ABSTRACT

In Hubert Selby Jr.'s 1978 novel, Requiem for a Dream , Sara Goldfarb's middle-aged Jewish-American women friends jokingly jab at her desire for whiteness. All nine of her friends sit in a line of lawn chairs outside their apartment building, a Greek chorus of kibitzers. Sara strikes a movie star, Garboesque pose for them. They respond to her and her freshly red-dyed hair with a mock chorus, “So now you're Swedish-American?” (91).
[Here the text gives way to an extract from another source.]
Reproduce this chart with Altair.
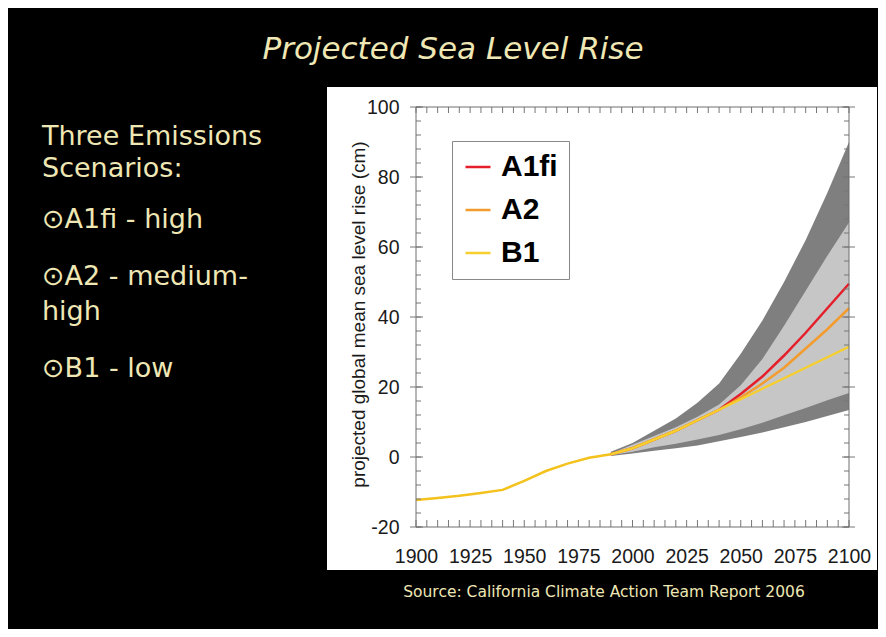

In Darren Aronofsky's (2000) film of the novel, made twenty-two years later, Sara (Ellen Burstyn) is seduced by the promise of being on television, and she readies herself by gradually becoming more and more like a white screen star such as Greta Garbo. Her vulnerability, loss of husband, and absolute naiveté about her only child's drug addiction combine with her lack of purpose to make her susceptible to television's glamour. By working toward becoming worthy of being on TV, Sara gains daily purpose, and she thinks that by being on TV she will have attained affirmation by achieving the American Dream. Sara ultimately becomes addicted to diet pills and commercial images that depict beauty as white, thin, and lucky, and that promise perfectly happy family lives once this beauty is attained. The societal pressure to be a beautiful woman, the weight of Jewish assimilation, and the desire for inclusion in the perceived purity of a predominantly white society all conjoin in the destruction of Sara Goldfarb and, likewise, her son's Jewish girlfriend, Marion Silver (Jennifer Connelly).